====== SOURCE EXCERPT

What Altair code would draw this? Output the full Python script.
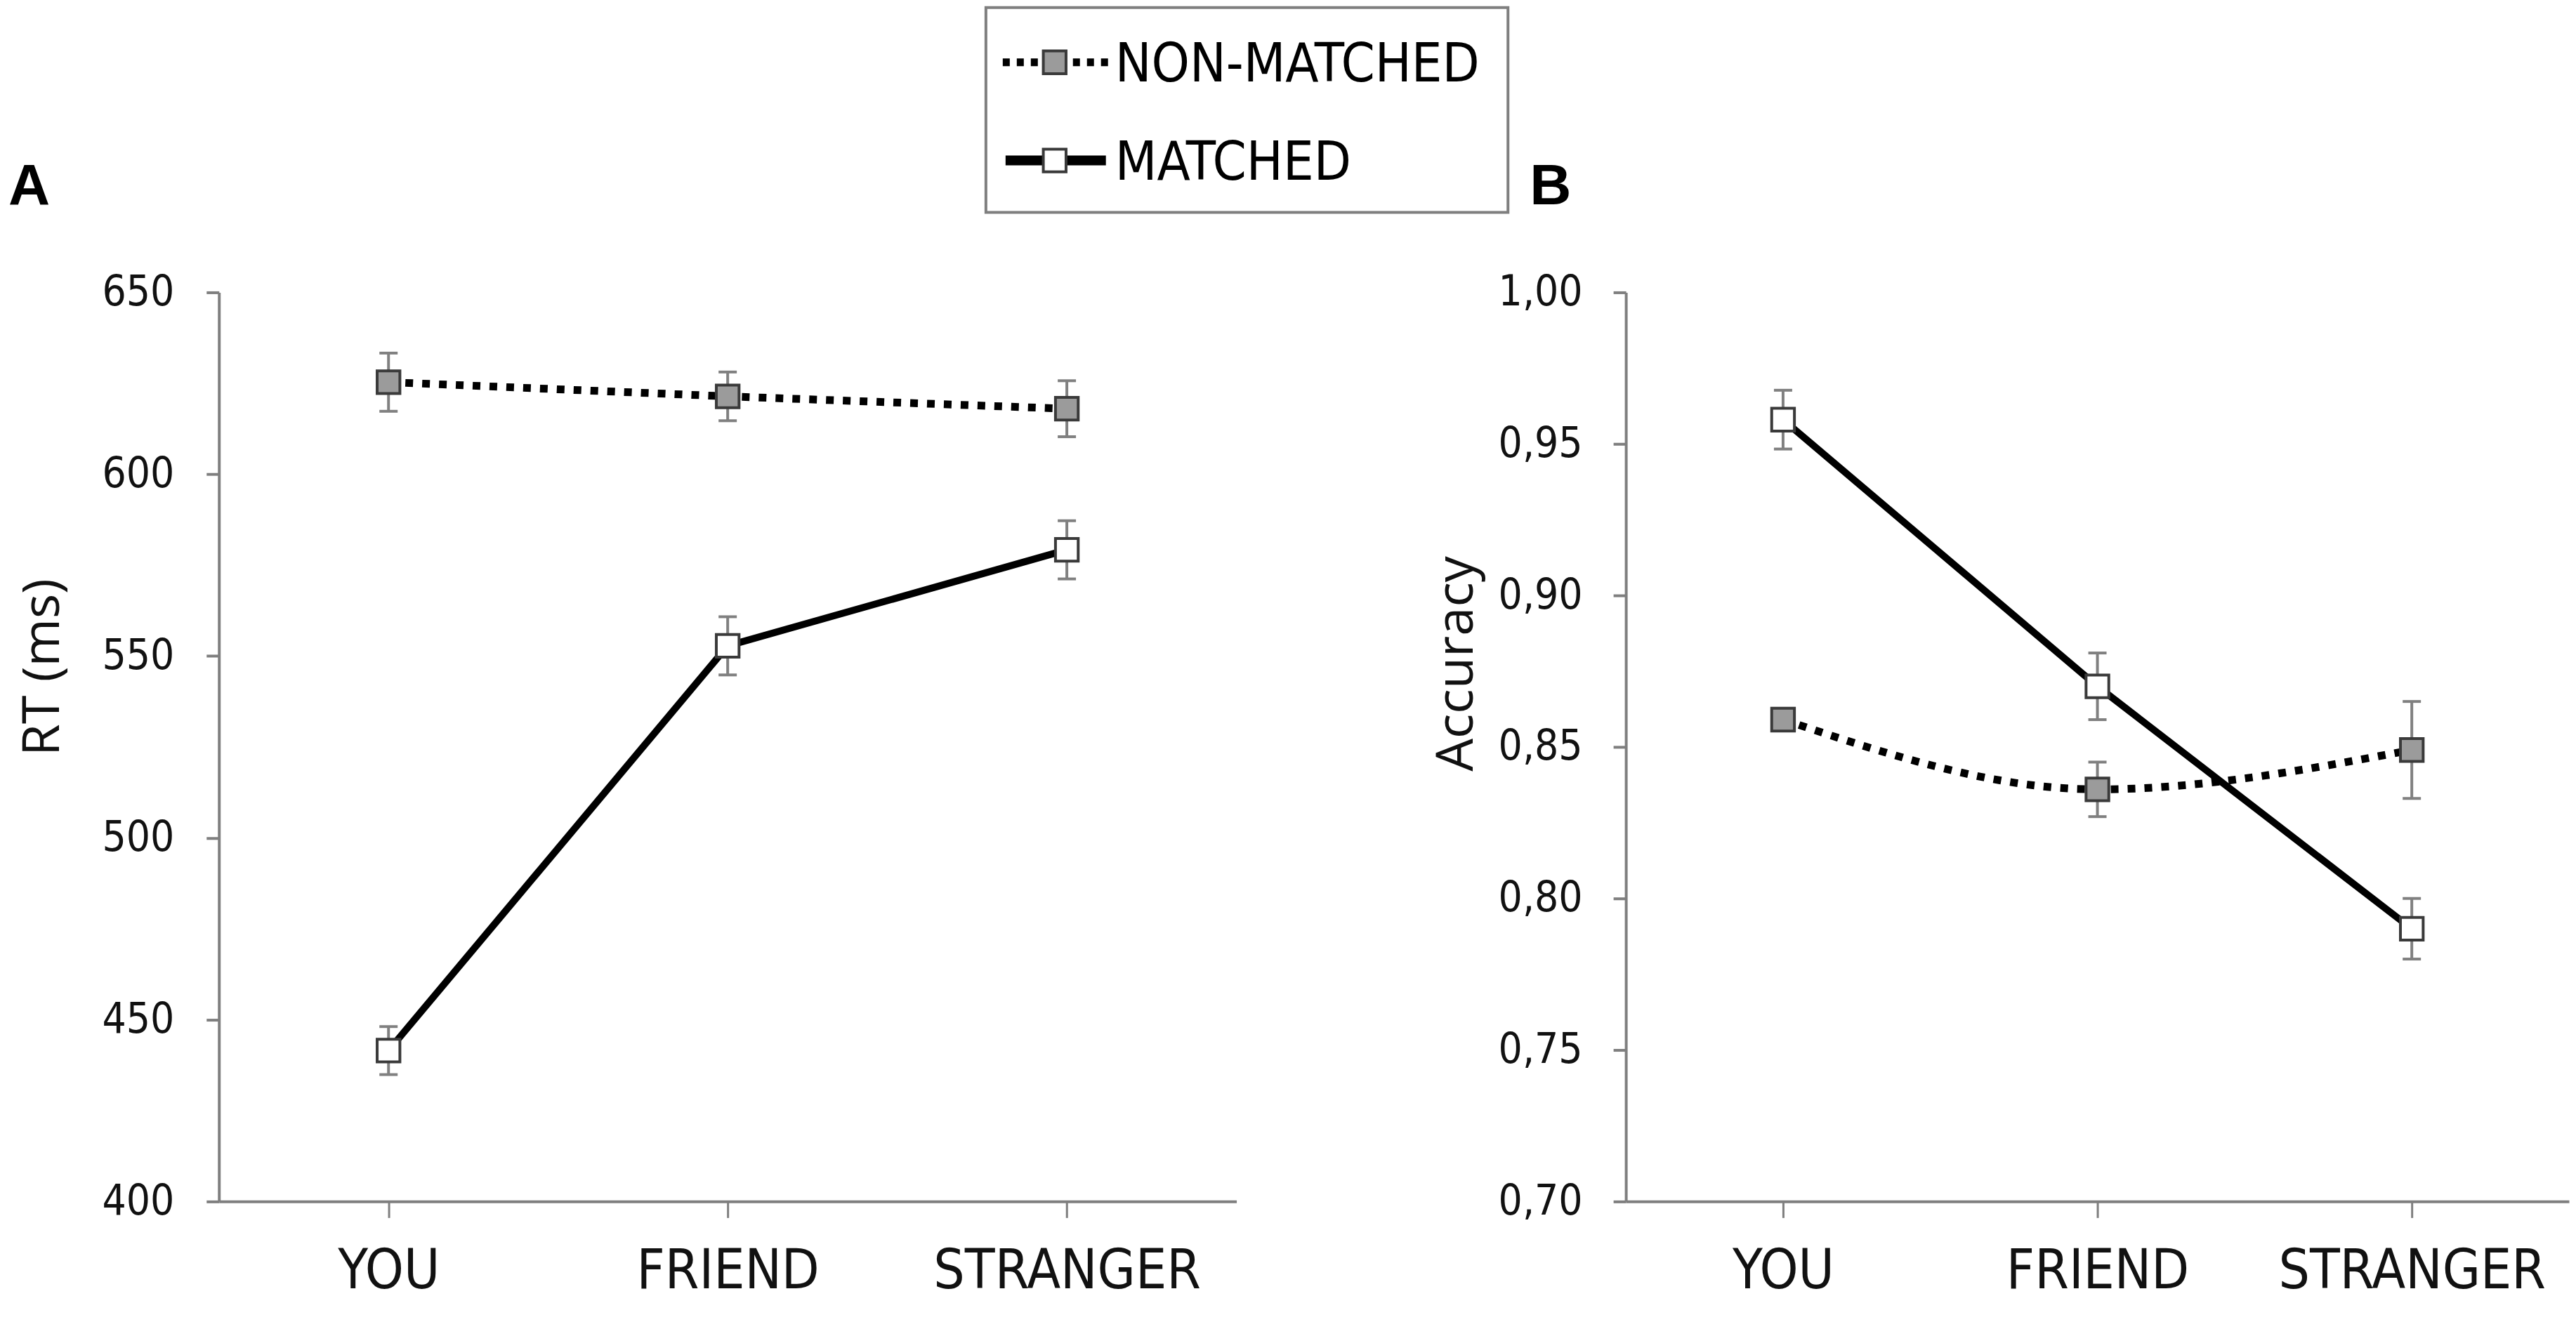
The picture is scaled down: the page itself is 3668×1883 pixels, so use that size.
import glob
import altair as alt
import pandas as pd

# ---------------- data ----------------
categories = ["YOU", "FRIEND", "STRANGER"]
series = ["NON-MATCHED", "MATCHED"]

rt_nonmatched = [625.3, 621.4, 618.0]
rt_nonmatched_se = [8.0, 6.7, 7.7]
rt_matched = [441.5, 552.8, 579.2]
rt_matched_se = [6.6, 8.0, 8.0]

acc_nonmatched = [0.859, 0.836, 0.849]
acc_nonmatched_se = [0.003, 0.009, 0.016]
acc_matched = [0.958, 0.870, 0.790]
acc_matched_se = [0.0097, 0.011, 0.010]

rt_ticks = [400, 450, 500, 550, 600, 650]
acc_ticks = [0.70, 0.75, 0.80, 0.85, 0.90, 0.95, 1.00]

# ---------------- fonts: pick the narrowest installed sans ----------------
font_files = []
for root in ["/usr/share/fonts", "/usr/local/share/fonts", "/root/.fonts",
             "/root/.local/share/fonts"]:
    font_files += glob.glob(root + "/**/*", recursive=True)
names = " ".join(f.lower() for f in font_files).replace("-", "").replace(" ", "")
if "liberationsansnarrow" in names:
    NARROW = "Liberation Sans Narrow"
    TICK_FS, XLAB_FS, LEG_FS = 63, 82, 84
elif "dejavusanscondensed" in names:
    NARROW = "DejaVu Sans Condensed"
    TICK_FS, XLAB_FS, LEG_FS = 60, 78, 77
else:
    NARROW = "Liberation Sans"
    TICK_FS, XLAB_FS, LEG_FS = 60, 74, 72

TITLEFONT = "Open Sans"
GRAY = "#7f7f7f"
ERRGRAY = "#808080"
MARKSTROKE = "#3a3a3a"
FILLS = ["#9b9b9b", "#ffffff"]
PLOT_H = 1296


def frame(nm, nm_se, m, m_se):
    rows = []
    for s, vals, ses in [(series[0], nm, nm_se), (series[1], m, m_se)]:
        for i, (c, v, e) in enumerate(zip(categories, vals, ses)):
            rows.append({"condition": c, "idx": i, "series": s,
                         "value": v, "lo": v - e, "hi": v + e})
    return pd.DataFrame(rows)


def panel(df, domain, ticks, title, title_x, title_y, width, height,
          label_pad, label_expr, interp_nm, letter, letter_x, letter_y):
    xenc = alt.X("condition:N", sort=categories,
                 scale=alt.Scale(type="point", padding=0.5),
                 axis=alt.Axis(title=None, labelAngle=0, labelFont=NARROW,
                               labelFontSize=XLAB_FS, labelColor="#111111",
                               labelPadding=38, labelBaseline="top",
                               labelLimit=0, labelOverlap=False,
                               tickSize=23, tickWidth=3, tickColor=GRAY,
                               domainColor=GRAY, domainWidth=4, grid=False))
    yaxis_kwargs = dict(values=ticks, title=title, titleFont=TITLEFONT,
                        titleFontSize=74, titleFontWeight="normal",
                        titleColor="#111111", titleX=title_x, titleY=title_y,
                        titleAngle=270, titleBaseline="alphabetic",
                        titleAlign="center", labelFont=NARROW,
                        labelFontSize=TICK_FS, labelColor="#111111",
                        labelPadding=label_pad, tickSize=18, tickWidth=4,
                        tickColor=GRAY, domainColor=GRAY, domainWidth=4,
                        grid=False, labelOverlap=False, labelFlush=False,
                        labelLimit=0)
    if label_expr:
        yaxis_kwargs["labelExpr"] = label_expr
    yscale = alt.Scale(domain=domain, nice=False, zero=False)

    def yenc(field):
        return alt.Y(field, scale=yscale, axis=alt.Axis(**yaxis_kwargs))

    base = alt.Chart(df)
    err = base.mark_rule(color=ERRGRAY, strokeWidth=4).encode(
        x=xenc, y=yenc("lo:Q"), y2="hi:Q")
    cap_lo = base.mark_tick(color=ERRGRAY, thickness=4, size=26,
                            orient="horizontal", opacity=1).encode(
        x=xenc, y=yenc("lo:Q"))
    cap_hi = base.mark_tick(color=ERRGRAY, thickness=4, size=26,
                            orient="horizontal", opacity=1).encode(
        x=xenc, y=yenc("hi:Q"))
    line_nm = base.transform_filter(alt.datum.series == series[0]).mark_line(
        color="black", strokeWidth=11, strokeDash=[11, 13], strokeCap="butt",
        interpolate=interp_nm).encode(x=xenc, y=yenc("value:Q"),
                                      order="idx:Q")
    line_m = base.transform_filter(alt.datum.series == series[1]).mark_line(
        color="black", strokeWidth=10).encode(x=xenc, y=yenc("value:Q"),
                                              order="idx:Q")
    pts = base.mark_point(shape="square", filled=True, size=1050,
                          stroke=MARKSTROKE, strokeWidth=4, opacity=1).encode(
        x=xenc, y=yenc("value:Q"),
        fill=alt.Fill("series:N", scale=alt.Scale(domain=series, range=FILLS),
                      legend=None))
    lab = alt.Chart(pd.DataFrame({"t": [letter]})).mark_text(
        font="Liberation Sans", fontWeight="bold", fontSize=82, align="left",
        baseline="alphabetic", color="black").encode(
        x=alt.value(letter_x), y=alt.value(letter_y), text="t:N")
    return [err, cap_lo, cap_hi, line_nm, line_m, pts, lab], width, height


df_rt = frame(rt_nonmatched, rt_nonmatched_se, rt_matched, rt_matched_se)
df_acc = frame(acc_nonmatched, acc_nonmatched_se, acc_matched, acc_matched_se)

layers_a, wa, ha = panel(df_rt, [400, 650], rt_ticks, "RT (ms)", -228, 534,
                         1450, PLOT_H, 46, None, "linear", "A", -300, -126)
layers_b, wb, hb = panel(df_acc, [0.70, 1.00], acc_ticks, "Accuracy", -219, 529,
                         1344, PLOT_H, 44,
                         "replace(format(datum.value, '.2f'), '.', ',')",
                         "monotone", "B", -137, -126)

# ---------------- custom legend (drawn in panel A's coordinate frame) ----------------
leg_nm = pd.DataFrame({"series": [series[0]]})
leg_m = pd.DataFrame({"series": [series[1]]})
box = alt.Chart(leg_nm).mark_rect(fill="white", stroke=GRAY, strokeWidth=4).encode(
    x=alt.value(1093), x2=alt.value(1837), y=alt.value(-406), y2=alt.value(-114))
l1 = alt.Chart(leg_nm).mark_rule(color="black", strokeWidth=11,
                                 strokeDash=[10, 10], strokeCap="butt").encode(
    x=alt.value(1117), x2=alt.value(1268), y=alt.value(-328))
p1 = alt.Chart(leg_nm).mark_point(shape="square", filled=True, size=1050,
                                  fill=FILLS[0], stroke=MARKSTROKE,
                                  strokeWidth=4, opacity=1).encode(
    x=alt.value(1191), y=alt.value(-328))
t1 = alt.Chart(leg_nm).mark_text(font=NARROW, fontSize=LEG_FS, align="left",
                                 baseline="middle", color="black").encode(
    x=alt.value(1277), y=alt.value(-324), text="series:N")
l2 = alt.Chart(leg_m).mark_rule(color="black", strokeWidth=14).encode(
    x=alt.value(1121), x2=alt.value(1264), y=alt.value(-188))
p2 = alt.Chart(leg_m).mark_point(shape="square", filled=True, size=1050,
                                 fill=FILLS[1], stroke=MARKSTROKE,
                                 strokeWidth=4, opacity=1).encode(
    x=alt.value(1191), y=alt.value(-188))
t2 = alt.Chart(leg_m).mark_text(font=NARROW, fontSize=LEG_FS, align="left",
                                baseline="middle", color="black").encode(
    x=alt.value(1277), y=alt.value(-184), text="series:N")

panel_a = alt.layer(*layers_a, box, l1, p1, t1, l2, p2, t2).properties(
    width=wa, height=ha)
panel_b = alt.layer(*layers_b).properties(width=wb, height=hb)

chart = alt.hconcat(panel_a, panel_b, spacing=555, bounds="flush").properties(
    padding={"left": 4, "top": 0, "right": 2, "bottom": 12},
    background="white",
).configure_view(stroke=None)

chart.save("out.html", embed_options={"renderer": "svg", "actions": False})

============

**EXERCISE DESCRIPTION**. Leave the pictures out and please restate exactly the lines running from the start of the material through the one with "acc_matched_se = [0.0097, 0.011, 0.010]".

**SOLUTION FOR THIS PROBLEM**.
What Altair code would draw this? Output the full Python script.
The picture is scaled down: the page itself is 3668×1883 pixels, so use that size.
import glob
import altair as alt
import pandas as pd

# ---------------- data ----------------
categories = ["YOU", "FRIEND", "STRANGER"]
series = ["NON-MATCHED", "MATCHED"]

rt_nonmatched = [625.3, 621.4, 618.0]
rt_nonmatched_se = [8.0, 6.7, 7.7]
rt_matched = [441.5, 552.8, 579.2]
rt_matched_se = [6.6, 8.0, 8.0]

acc_nonmatched = [0.859, 0.836, 0.849]
acc_nonmatched_se = [0.003, 0.009, 0.016]
acc_matched = [0.958, 0.870, 0.790]
acc_matched_se = [0.0097, 0.011, 0.010]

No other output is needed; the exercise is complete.